Photo credit: MHT File Photo, 09/1977
Dorguth Memorial United Methodist Church
Inventory No.: B-3711
Date Listed: 8/14/1979
Location: 527 Scott Street and Carroll Street, Baltimore, Baltimore City
Category: Building
Period/Date of Construction: 1857
Architect/Builder: Architect: Christian Gerber
Description: Dorguth Memorial, built in 1857, is a simple, two-story gable-front brick church of the late Roman Revival style. A gabled roof with a pedimented brick cornice caps the building. Four brick pilasters divide the front façade into three bays. The central bay houses two round-arched windows on the upper story and a centered door with a round-arched transom at the street level. The side bays contain flat-topped windows in set and recessed panels divided by the pilasters. All the windows have more recently installed Gothic-arched stained glass. Four large windows of the upper story of the side façade are similarly decorated. A parish house of the same styling, added in 1868, is located at the rear of the south side of the church.
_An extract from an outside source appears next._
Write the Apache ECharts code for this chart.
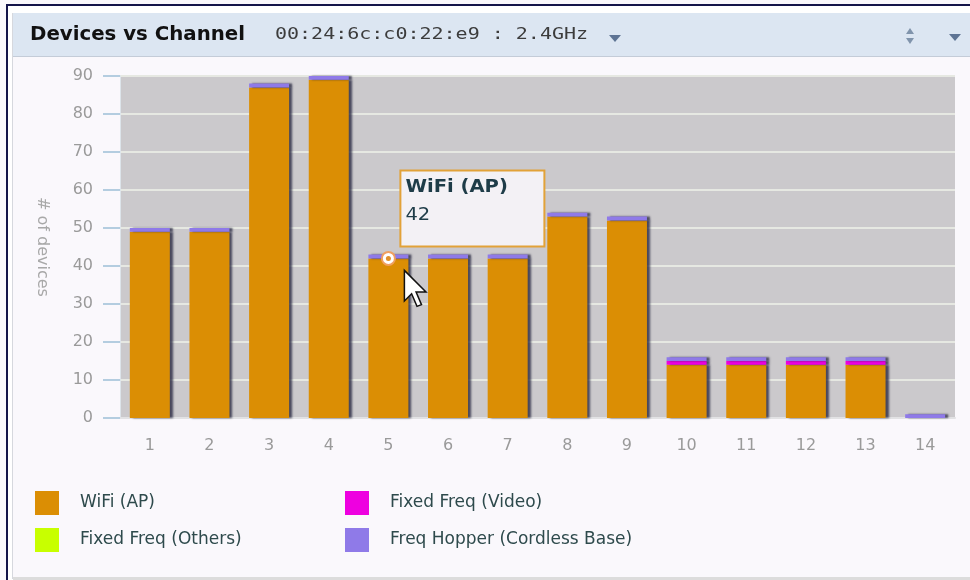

Significance: Dorguth Memorial Church owes much of its initial success to the hard work and determination of Nehemiah Altman, Dorguth’s first pastor. Altman, born in Mosbach, Baden, Germany of very wealthy and pious Jewish parents, initially studied to be a rabbi. Being desirous of having complete knowledge of the Scriptures for the sake of his people, he undertook a thorough study of both the Old and New Testaments. After much study and travail of soul, these efforts led Altman to Christianity, where he would spend his life’s work. After emigrating to America and joining the United Brethren Church, Altman ultimately felt a call to the ministry. He began preaching in the Otterbein section of Baltimore, eventually helping to form a new church. Dorguth Memorial represents a simple and typical example of an early 19th century church of the Roman Revival style. It is among the last of this type of church still in use in Baltimore. The church has remained in the community for 122 years. It was the center of the community when Pigtown was merely a village, and it remains the center of the community as an urban neighborhood. It has also remained important to a community which has changed from a largely middle income neighborhood in its early history to the predominantly working class community it is today.